2. The National Industrial Recovery Act: The 1933 National Industrial Recovery Act was the federal government’s first attempt to revive the economy as a whole. The bill created the National Recovery Administration (NRA) to stimulate industrial production and improve competition by drafting corporate codes of conduct. The NRA also sought to limit production of consumer goods to drive up prices. Furthermore, the act helped set up the Public Works Administration (PWA) to construct public roads, bridges, and buildings. In accordance with Keynesian economic theories, Roosevelt believed that improving the public infrastructure would put more money into the economy.

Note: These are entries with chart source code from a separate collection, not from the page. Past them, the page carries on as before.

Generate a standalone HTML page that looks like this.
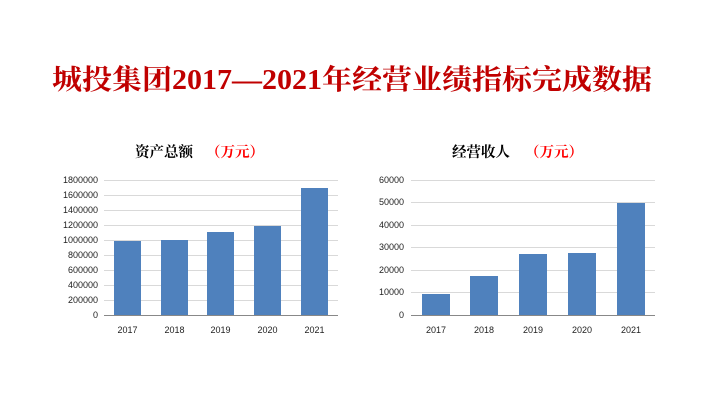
<!DOCTYPE html>
<html><head><meta charset="utf-8"><style>
html,body{margin:0;padding:0;background:#fff;}
svg{display:block;}
</style></head><body>
<svg width="720" height="403" xmlns="http://www.w3.org/2000/svg">
<text x="52" y="89" textLength="600" lengthAdjust="spacingAndGlyphs" font-family="'Liberation Serif','Noto Serif CJK SC',serif" font-weight="bold" font-size="28" fill="#c00000">城投集团2017—2021年经营业绩指标完成数据</text>

<g font-family="'Liberation Serif','Noto Serif CJK SC',serif" font-weight="bold" font-size="14.5">
<text x="135" y="157" fill="#000">资产总额</text>
<text x="206" y="157" fill="#ff0000">（万元）</text>
<text x="452" y="157" fill="#000">经营收人</text>
<text x="525" y="157" fill="#ff0000">（万元）</text>
</g>

<g stroke="#d9d9d9" stroke-width="1">
<line x1="104" y1="180.5" x2="338" y2="180.5"/><line x1="104" y1="195.5" x2="338" y2="195.5"/>
<line x1="104" y1="210.5" x2="338" y2="210.5"/><line x1="104" y1="225.5" x2="338" y2="225.5"/>
<line x1="104" y1="240.5" x2="338" y2="240.5"/><line x1="104" y1="255.5" x2="338" y2="255.5"/>
<line x1="104" y1="270.5" x2="338" y2="270.5"/><line x1="104" y1="285.5" x2="338" y2="285.5"/>
<line x1="104" y1="300.5" x2="338" y2="300.5"/>
<line x1="411" y1="180.5" x2="655" y2="180.5"/><line x1="411" y1="202.5" x2="655" y2="202.5"/>
<line x1="411" y1="225.5" x2="655" y2="225.5"/><line x1="411" y1="247.5" x2="655" y2="247.5"/>
<line x1="411" y1="270.5" x2="655" y2="270.5"/><line x1="411" y1="292.5" x2="655" y2="292.5"/>
</g>
<g fill="#4f81bd">
<rect x="114" y="241" width="27" height="74"/>
<rect x="161" y="240" width="27" height="75"/>
<rect x="207" y="232" width="27" height="83"/>
<rect x="254" y="226" width="27" height="89"/>
<rect x="301" y="188" width="27" height="127"/>
<rect x="422" y="294" width="28" height="21"/>
<rect x="470" y="276" width="28" height="39"/>
<rect x="519" y="254" width="28" height="61"/>
<rect x="568" y="253" width="28" height="62"/>
<rect x="617" y="203" width="28" height="112"/>
</g>
<g stroke="#888" stroke-width="1">
<line x1="104" y1="315.5" x2="338" y2="315.5"/>
<line x1="411" y1="315.5" x2="655" y2="315.5"/>
</g>
<g font-family="'Liberation Sans',sans-serif" font-size="9" fill="#222" text-anchor="end">
<text x="98" y="183">1800000</text><text x="98" y="198">1600000</text><text x="98" y="213">1400000</text>
<text x="98" y="228">1200000</text><text x="98" y="243">1000000</text><text x="98" y="258">800000</text>
<text x="98" y="273">600000</text><text x="98" y="288">400000</text><text x="98" y="303">200000</text>
<text x="98" y="318">0</text>
<text x="404" y="183">60000</text><text x="404" y="205">50000</text><text x="404" y="228">40000</text>
<text x="404" y="250">30000</text><text x="404" y="273">20000</text><text x="404" y="295">10000</text>
<text x="404" y="318">0</text>
</g>
<g font-family="'Liberation Sans',sans-serif" font-size="9" fill="#222" text-anchor="middle">
<text x="127.5" y="333">2017</text><text x="174.5" y="333">2018</text><text x="220.5" y="333">2019</text>
<text x="267.5" y="333">2020</text><text x="314.5" y="333">2021</text>
<text x="436" y="333">2017</text><text x="484" y="333">2018</text><text x="533" y="333">2019</text>
<text x="582" y="333">2020</text><text x="631" y="333">2021</text>
</g>
</svg>
</body></html>
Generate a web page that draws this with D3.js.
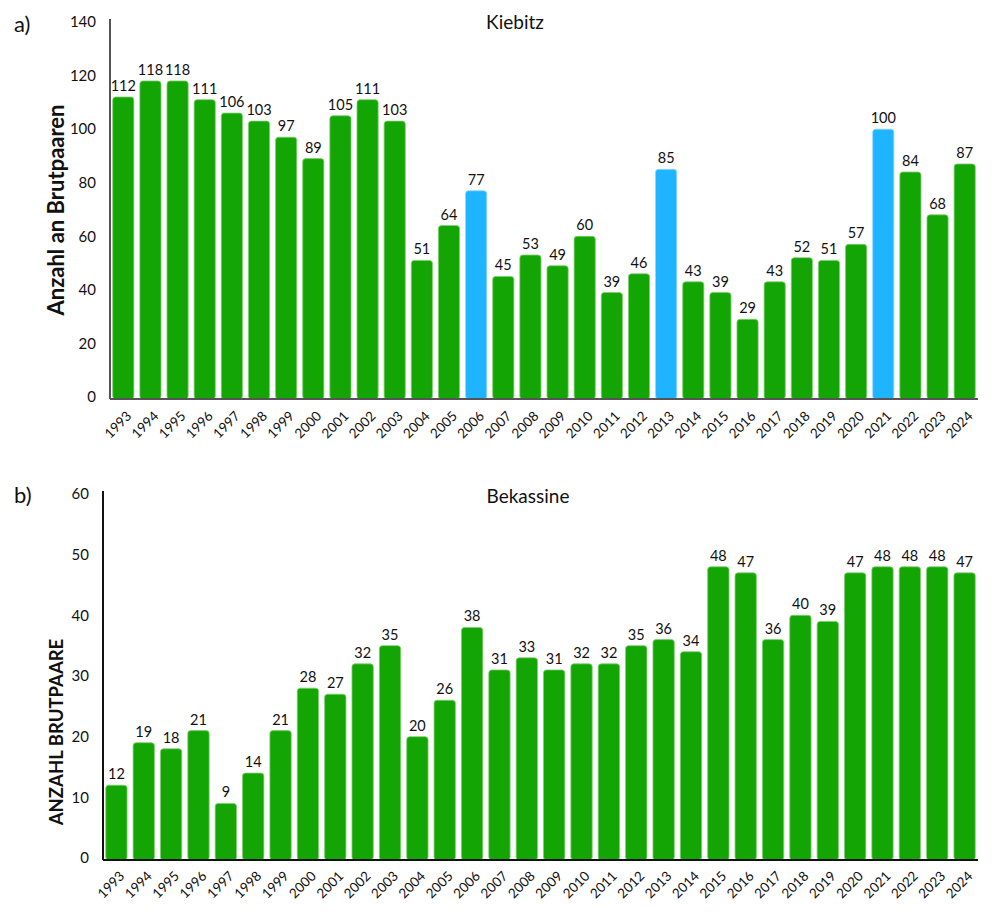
<!DOCTYPE html>
<html>
<head>
<meta charset="utf-8">
<script src="https://cdn.jsdelivr.net/npm/d3@7"></script>
<style>
  html, body { margin: 0; padding: 0; background: #fff; }
  svg { display: block; font-family: Lato, "Open Sans", sans-serif; }
</style>
</head>
<body>
<svg id="chart" width="993" height="916"></svg>
<script>
const years = d3.range(1993, 2025).map(String);
const kiebitzValues = [112,118,118,111,106,103,97,89,105,111,103,51,64,77,45,53,49,60,39,46,85,43,39,29,43,52,51,57,100,84,68,87];
const kiebitzHighlight = ["2006","2013","2021"];
const bekassineValues = [12,19,18,21,9,14,21,28,27,32,35,20,26,38,31,33,31,32,32,35,36,34,48,47,36,40,39,47,48,48,48,47];
const kiebitzTicks = [0,20,40,60,80,100,120,140];
const bekassineTicks = [0,10,20,30,40,50,60];

const GREEN = "#13a503", BLUE = "#1fb4ff";
const svg = d3.select("#chart");

function panel(opts) {
  const g = svg.append("g");
  const x = d3.scaleBand().domain(years).range([opts.x0, opts.x1]).paddingInner(0.22).paddingOuter(0.1);
  const y = d3.scaleLinear().domain([0, opts.max]).range([opts.y0, opts.y1]);

  g.selectAll("rect.bar").data(opts.values).join("rect")
    .attr("class","bar")
    .attr("x",(d,i)=>x(years[i]))
    .attr("y",d=>y(d))
    .attr("width",x.bandwidth())
    .attr("height",d=>opts.y0 - y(d) + 2)
    .attr("rx",3).attr("ry",3)
    .attr("fill",(d,i)=>opts.highlight.includes(years[i]) ? BLUE : GREEN)
    .attr("stroke",(d,i)=>opts.highlight.includes(years[i]) ? "#8fd8ff" : "#7fcf6f")
    .attr("stroke-width",0.8);

  g.selectAll("text.val").data(opts.values).join("text")
    .attr("class","val")
    .attr("x",(d,i)=>x(years[i]) + x.bandwidth()/2)
    .attr("y",d=>y(d) - 6)
    .attr("text-anchor","middle")
    .attr("font-size",14.5).attr("fill","#111")
    .text(d=>d);

  const ya = d3.axisLeft(y).tickValues(opts.ticks).tickSize(0).tickPadding(14);
  const yg = g.append("g").attr("transform",`translate(${opts.x0},0)`).call(ya);
  yg.select(".domain").attr("stroke",opts.axisColor).attr("stroke-width",2)
    .attr("d",`M0,${opts.y1 - 3}V${opts.y0 + 2}`);
  yg.selectAll("text").attr("font-size",15).attr("fill","#111").attr("font-family","Lato, sans-serif");

  const xa = d3.axisBottom(x).tickSize(0).tickPadding(0);
  const xg = g.append("g").attr("transform",`translate(0,${opts.y0 + 2})`).call(xa);
  xg.select(".domain").attr("stroke",opts.axisColor).attr("stroke-width",2)
    .attr("d",`M${opts.x0},0H${opts.x1}`);
  xg.selectAll("text")
    .attr("font-size",13.5).attr("fill","#111").attr("font-family","Lato, sans-serif")
    .attr("text-anchor","end")
    .attr("dy",null).attr("y",0)
    .attr("transform",`translate(9,${opts.xlabDy}) rotate(-45)`);

  g.append("text").attr("x",opts.titleX).attr("y",opts.titleY)
    .attr("text-anchor","middle").attr("font-size",19).attr("fill","#111").text(opts.title);
  g.append("text").attr("x",14).attr("y",opts.letterY)
    .attr("font-size",22).attr("fill","#111").text(opts.letter);
  g.append("text")
    .attr("transform",`translate(${opts.ytX},${opts.ytY}) rotate(-90)`)
    .attr("text-anchor","middle").attr("font-size",opts.ytSize).attr("font-weight","bold")
    .attr("fill","#111").text(opts.yTitle);
}

panel({
  values: kiebitzValues, highlight: kiebitzHighlight, ticks: kiebitzTicks, max: 140,
  x0: 110, x1: 978, y0: 397, y1: 22, axisColor: "#555", xlabDy: 18,
  title: "Kiebitz", titleX: 515, titleY: 29, letter: "a)", letterY: 32,
  yTitle: "Anzahl an Brutpaaren", ytX: 64, ytY: 210, ytSize: 22
});
panel({
  values: bekassineValues, highlight: [], ticks: bekassineTicks, max: 60,
  x0: 103, x1: 978, y0: 858, y1: 494, axisColor: "#111", xlabDy: 17,
  title: "Bekassine", titleX: 528, titleY: 503, letter: "b)", letterY: 503,
  yTitle: "ANZAHL BRUTPAARE", ytX: 63, ytY: 732, ytSize: 18.5
});
</script>
</body>
</html>
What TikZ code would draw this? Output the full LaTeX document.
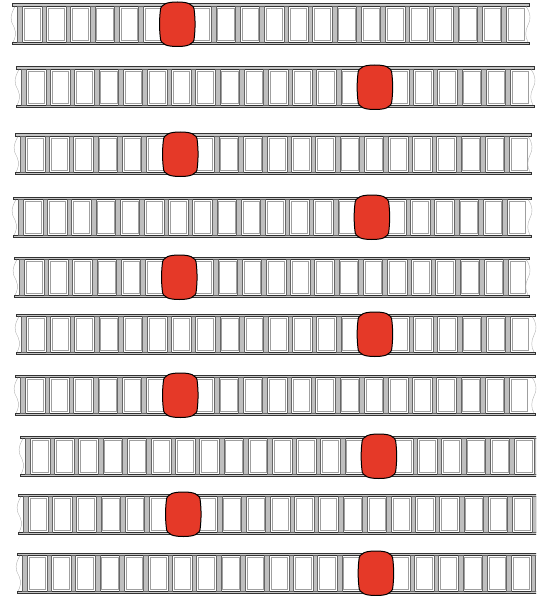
\documentclass[tikz,border=0pt]{standalone}
\usepackage{tikz}
\usetikzlibrary{calc}
\definecolor{blobred}{RGB}{229,57,40}

\begin{document}
\begin{tikzpicture}[x=1pt,y=-1pt,
  rail/.style={fill=gray!45,draw=black!80,line width=0.6pt},
  rung/.style={fill=gray!50,draw=black!60,line width=0.5pt},
  cell/.style={draw=gray!75,line width=0.45pt},
  cut/.style={draw=gray!60,line width=0.4pt},
  blob/.style={fill=blobred,draw=black,line width=1pt}]
\useasboundingbox (0,0) rectangle (536,596);
\clip (0,0) rectangle (536,596);
\foreach \yt/\xl/\xr/\k in {5/12/529/6, 68/16/534/14, 135/15/531/6, 198/13/531/14, 258/14/529/6,
                           315/16/535/14, 376/15/535/6, 437/20/545/14, 495/18/545/6, 554/17/545/14}{
  \pgfmathsetmacro{\yb}{\yt+38.5}
  \pgfmathtruncatemacro{\n}{(\xr-\xl-16)/24.2}
  \foreach \i in {0,...,\n}{
    \pgfmathsetmacro{\xa}{\xl+8+\i*24.2}
    \pgfmathsetmacro{\xb}{min(\xa+24.2-4,\xr-3.5)}
    \draw[cell] (\xa+4,\yt+3.6) rectangle (\xb,\yb-3.6);
  }
  \draw[rail] (\xl,\yt-1.2) rectangle (\xr,\yt+1.4);
  \draw[rail] (\xl,\yb-1.4) rectangle (\xr,\yb+1.2);
  \foreach \i in {0,...,\n}{
    \pgfmathsetmacro{\xa}{\xl+8+\i*24.2}
    \draw[rung] (\xa-2.3,\yt+1.4) rectangle (\xa+2.3,\yb-1.4);
  }
  \draw[cut] (\xl+3,\yt+1.5) .. controls (\xl-2,\yt+10) and (\xl-2,\yt+16) .. (\xl+2,\yt+22)
    .. controls (\xl+5,\yt+28) and (\xl+3,\yt+34) .. (\xl+1,\yb-1.5);
  \draw[cut] (\xr-3,\yt+1.5) .. controls (\xr+2,\yt+8) and (\xr+2,\yt+15) .. (\xr-1,\yt+20)
    .. controls (\xr-4,\yt+26) and (\xr-4,\yt+32) .. (\xr-1,\yb-1.5);
  \pgfmathsetmacro{\cx}{\xl+8+(\k+0.5)*24.2}
  \draw[blob] (\cx-17,\yt+6) .. controls (\cx-17,\yt-1.5) and (\cx-9,\yt-3) .. (\cx,\yt-3)
    .. controls (\cx+9,\yt-3) and (\cx+17,\yt-1.5) .. (\cx+17,\yt+6)
    .. controls (\cx+18,\yt+15) and (\cx+18,\yb-15) .. (\cx+17,\yb-6)
    .. controls (\cx+17,\yb+1.5) and (\cx+9,\yb+3) .. (\cx,\yb+3)
    .. controls (\cx-9,\yb+3) and (\cx-17,\yb+1.5) .. (\cx-17,\yb-6)
    .. controls (\cx-18,\yb-15) and (\cx-18,\yt+15) .. cycle;
}
\end{tikzpicture}
\end{document}
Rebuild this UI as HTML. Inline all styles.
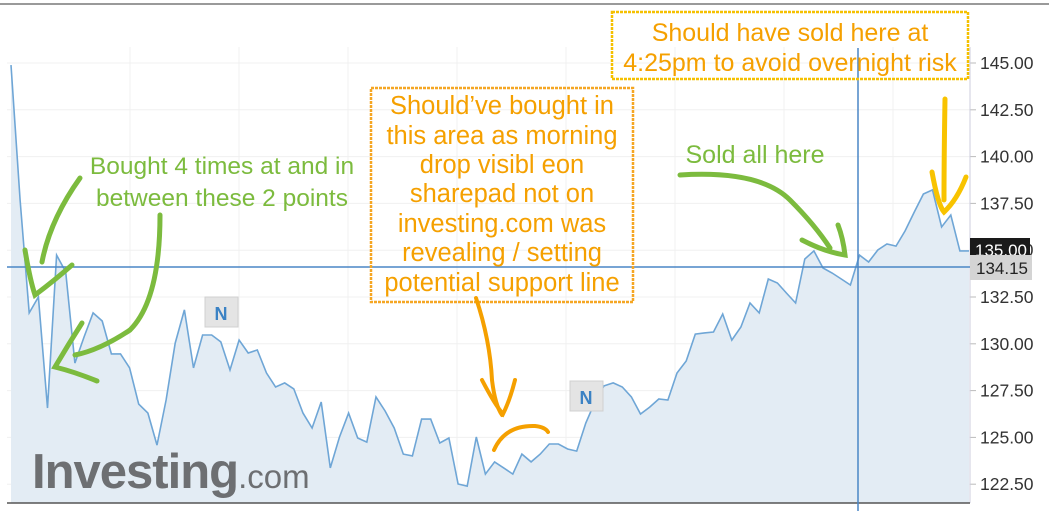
<!DOCTYPE html>
<html><head><meta charset="utf-8"><style>
body{margin:0;background:#fff;width:1049px;height:511px;overflow:hidden;font-family:"Liberation Sans",sans-serif}
svg{display:block}
</style></head><body>
<svg id="chart" width="1049" height="511" xmlns="http://www.w3.org/2000/svg">
<line x1="0" y1="4" x2="1049" y2="4" stroke="#9a9a9a" stroke-width="2"/>
<g id="grid"></g>
<g id="series"></g>
<g id="axis"></g>
<text x="32" y="488" font-size="49" font-weight="bold" fill="#6d6f72" letter-spacing="-1">Investing<tspan font-size="33" font-weight="normal" letter-spacing="0">.com</tspan></text>
<g><rect x="205" y="297" width="33" height="30" fill="#e4e4e4" stroke="#d0d0d0"/><text x="221" y="320" text-anchor="middle" font-size="18" font-weight="bold" fill="#3b82c4">N</text></g>
<g><rect x="570" y="381" width="33" height="30" fill="#e4e4e4" stroke="#d0d0d0"/><text x="586" y="404" text-anchor="middle" font-size="18" font-weight="bold" fill="#3b82c4">N</text></g>
<line x1="7" y1="267" x2="970" y2="267" stroke="#4a86c5" stroke-width="1.5"/>
<line x1="858" y1="48" x2="858" y2="511" stroke="#4a86c5" stroke-width="1.5"/>
<rect x="970" y="238" width="60" height="18" fill="#1a1a1a"/>
<text x="975" y="256" font-size="17" fill="#fff">135.00</text>
<rect x="970" y="255" width="62" height="25" fill="#d4d4d4"/>
<text x="976" y="274" font-size="17" fill="#222">134.15</text>
<g fill="#7cbb3e" font-size="24.5" text-anchor="middle">
<text x="222" y="174">Bought 4 times at and in</text><text x="222" y="206">between these 2 points</text></g>
<g fill="none" stroke="#7cbb3e" stroke-width="5" stroke-linecap="round">
<path d="M80 178 Q50 220 42 262"/><path d="M25 250 Q30 280 35 295 Q55 280 72 265"/>
<path d="M160 215 Q160 300 130 330 Q100 350 75 355"/><path d="M82 323 Q68 345 55 367 Q75 372 97 381"/>
<path d="M680 175 Q760 170 790 200 Q815 225 830 248"/><path d="M802 240 Q825 252 845 255 Q843 238 838 225"/>
</g>
<text x="755" y="163" fill="#7cbb3e" font-size="25" text-anchor="middle">Sold all here</text>
<rect x="371" y="88" width="262" height="214" fill="none" stroke="#f5a623" stroke-width="2.5" stroke-dasharray="3 1"/>
<g fill="#f5a000" font-size="25.5" text-anchor="middle">
<text x="502" y="114">Should’ve bought in</text><text x="502" y="144">this area as morning</text><text x="502" y="173">drop visibl eon</text><text x="502" y="202">sharepad not on</text><text x="502" y="232">investing.com was</text><text x="502" y="261">revealing / setting</text><text x="502" y="291">potential support line</text></g>
<g fill="none" stroke="#f5a000" stroke-width="4" stroke-linecap="round">
<path d="M476 298 Q490 340 492 380 Q495 405 502 415"/><path d="M482 380 Q495 405 503 414 Q510 400 515 380"/>
<path d="M494 450 Q505 425 535 426 Q545 427 548 432"/>
</g>
<rect x="612" y="12" width="356" height="67" fill="none" stroke="#f5c000" stroke-width="2.5" stroke-dasharray="3 1"/>
<g fill="#f5a000" font-size="25" text-anchor="middle">
<text x="790" y="41">Should have sold here at</text><text x="790" y="71">4:25pm to avoid overnight risk</text></g>
<g fill="none" stroke="#f8c300" stroke-width="5" stroke-linecap="round">
<path d="M945 99 Q944 160 944 200"/><path d="M932 172 Q938 205 944 212 Q957 200 966 177"/></g>
</svg>
<script>
const tickValues=[122.5,125,127.5,130,132.5,135,137.5,140,142.5,145];
const tickLabels=["122.50","125.00","127.50","130.00","132.50","135.00","137.50","140.00","142.50","145.00"];
const prices=[144.89,137.68,131.65,132.50,126.57,134.74,133.84,128.97,130.36,131.65,131.22,129.46,129.46,128.71,126.78,126.30,124.59,127.00,130.04,131.81,128.71,130.47,130.47,130.10,128.60,130.20,129.51,129.67,128.44,127.69,127.91,127.59,126.30,125.50,126.89,123.37,125.02,126.30,124.97,124.75,127.16,126.41,125.50,124.11,124.01,125.98,125.98,124.70,124.97,122.51,122.40,125.02,123.04,123.69,123.37,123.04,124.11,123.69,124.11,124.65,124.65,124.38,124.27,125.77,126.89,127.75,127.91,127.69,127.16,126.25,126.62,127.05,127.00,128.44,129.08,130.52,130.58,130.63,131.59,130.20,130.90,132.18,131.65,133.46,133.25,132.71,132.18,134.53,134.96,134.05,133.78,133.46,133.14,134.74,134.37,135.01,135.33,135.22,136.03,137.04,138.00,138.22,136.24,136.88,134.96,134.96];
const NS="http://www.w3.org/2000/svg";
const X0=11,X1=969,PB=503;
const y=v=>63+(145-v)*18.72;
const x=i=>X0+i*(X1-X0)/(prices.length-1);
function mk(t,a,p){const e=document.createElementNS(NS,t);for(const k in a)e.setAttribute(k,a[k]);p.appendChild(e);return e;}
const grid=document.getElementById('grid'),axis=document.getElementById('axis'),ser=document.getElementById('series');
mk('rect',{x:7,y:47,width:963,height:456,fill:'#fff'},grid);
for(let gx=130;gx<960;gx+=109){const l=mk('line',{x1:gx,y1:47,x2:gx,y2:PB,stroke:'#f1f1f1'},grid);

}
tickValues.forEach((v,i)=>{
const l=mk('line',{x1:7,y1:y(v),x2:970,y2:y(v),stroke:'#f0f0f0'},grid);


mk('line',{x1:970,y1:y(v),x2:976,y2:y(v),stroke:'#bbb'},axis);
const t=mk('text',{x:980,y:y(v)+6,'font-size':17.5,fill:'#333'},axis);t.textContent=tickLabels[i];


});
mk('line',{x1:970,y1:47,x2:970,y2:PB,stroke:'#ccd'},axis);
mk('line',{x1:7,y1:PB,x2:970,y2:PB,stroke:'#555',"stroke-width":1.5},axis);
let d=prices.map((v,i)=>(i?'L':'M')+x(i).toFixed(1)+' '+y(v).toFixed(1)).join(' ');
const area=mk('path',{d:d+` L${X1} ${PB} L${X0} ${PB} Z`,fill:'#e3ecf4'},ser);


const line=mk('path',{d:d,fill:'none',stroke:'#6fa6d6','stroke-width':1.6},ser);


</script>
</body></html>
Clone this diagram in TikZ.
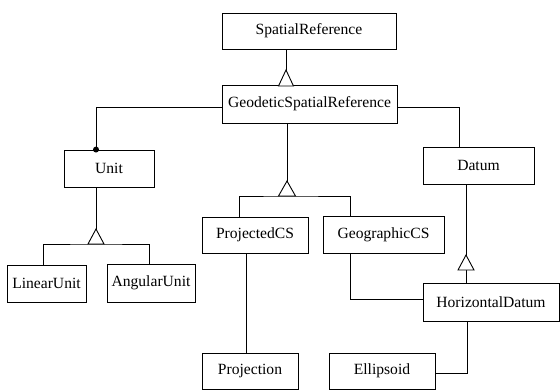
\documentclass[tikz,border=0pt]{standalone}
\usepackage{fontspec}
\setmainfont{Liberation Serif}
\begin{document}
\begin{tikzpicture}[x=1bp,y=-1bp,
  box/.style={draw, line width=0.9bp, inner sep=0pt, font=\fontsize{15.6bp}{18bp}\selectfont},
  conn/.style={line width=0.9bp},
  tri/.style={draw, fill=white, line width=0.9bp, line join=miter}]
\useasboundingbox (0,0) rectangle (560,390);
\fill[white] (0,0) rectangle (560,390);
% boxes
\node[box, minimum width=174bp, minimum height=36bp] (sr)    at (309,31)    {SpatialReference};
\node[box, minimum width=175bp, minimum height=38bp] (gsr)   at (309.5,104) {GeodeticSpatialReference};
\node[box, minimum width=90bp,  minimum height=37bp] (unit)  at (109,168.5) {Unit};
\node[box, minimum width=79bp,  minimum height=37bp] (lin)   at (46.5,283.5){LinearUnit};
\node[box, minimum width=88bp,  minimum height=38bp] (ang)   at (151,283)   {AngularUnit};
\node[box, minimum width=111bp, minimum height=37bp] (datum) at (478.5,165.5){Datum};
\node[box, minimum width=106bp, minimum height=36bp] (pcs)   at (255,235)   {ProjectedCS};
\node[box, minimum width=121bp, minimum height=37bp] (gcs)   at (383.5,234.5){GeographicCS};
\node[box, minimum width=136bp, minimum height=38bp] (hd)    at (491,302)   {HorizontalDatum};
\node[box, minimum width=96bp,  minimum height=36bp] (proj)  at (250,371)   {Projection};
\node[box, minimum width=106bp, minimum height=36bp] (ell)   at (382,371)   {Ellipsoid};
% helper coordinates
\coordinate (xa) at (286,0);
\coordinate (xb) at (287,0);
\coordinate (xu) at (96,0);
\coordinate (xd) at (459,0);
\coordinate (xh) at (466,0);
\coordinate (xl) at (43,0);
\coordinate (xr) at (149,0);
\coordinate (xp) at (239,0);
\coordinate (xg) at (350,0);
\coordinate (xj) at (246,0);
\coordinate (xe) at (467,0);
\coordinate (jb) at (287,196);
\coordinate (ju) at (96,244);
\coordinate (ta) at (286,70);
\coordinate (tb) at (287,181);
\coordinate (tu) at (96,229);
\coordinate (th) at (466,255);
% connectors
\draw[conn] (sr.south -| xa) -- (gsr.north -| xa);
\draw[conn] ([yshift=-3bp]gsr.west) -| (unit.north -| xu);
\fill (unit.north -| xu) circle (3bp);
\draw[conn] ([yshift=-3bp]gsr.east) -| (datum.north -| xd);
\draw[conn] (gsr.south -| xb) -- (jb);
\draw[conn] (pcs.north -| xp) |- (jb) -| (gcs.north -| xg);
\draw[conn] (unit.south -| xu) -- (ju);
\draw[conn] (lin.north -| xl) |- (ju) -| (ang.north -| xr);
\draw[conn] (datum.south -| xh) -- (hd.north -| xh);
\draw[conn] (pcs.south -| xj) -- (proj.north -| xj);
\draw[conn] (gcs.south -| xg) |- ([yshift=3bp]hd.west);
\draw[conn] ([yshift=-2bp]ell.east) -| (hd.south -| xe);
% generalization triangles
\draw[tri] (ta) -- ++(-7.5,16) -- ++(15,0) -- cycle;
\draw[tri] (tb) -- ++(-8.5,15) -- ++(17,0) -- cycle;
\draw[tri] (tu) -- ++(-8,15) -- ++(16,0) -- cycle;
\draw[tri] (th) -- ++(-8,15) -- ++(16,0) -- cycle;
\end{tikzpicture}
\end{document}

Reforms targeted the causes of the depression and sought to prevent a crisis like it from happening again.
-Examples:
1. FDIC & Back Reform: When Hoover left office, banks were failing everyday across the nation. Roosevelt and Congress immediately passed emergency legislation to solve the banking crisis. FDR closed all nations' banks so that the Federal Reserve could help strengthen them and restore confidence in the banking system. The FDIC (Federal Deposit Insurance Corporation) was created. This meant that the government guaranteed savings deposits for all Americans. This allowed all citizens to trust private banks. When banks failed, Americans were guaranteed that they would not lose all of their savings and prevented future banking "panics".
2. SEC- Stock Market Reform: The SEC (Securities and Exchange Commission) was setup to regulate Wall Street and the stock market exchanges. The agency was created to prevent fraud and abuse in the stock markets by banks and corporations. The agency enforces regulations to protect investors from illegal financial activities by banks and corporations.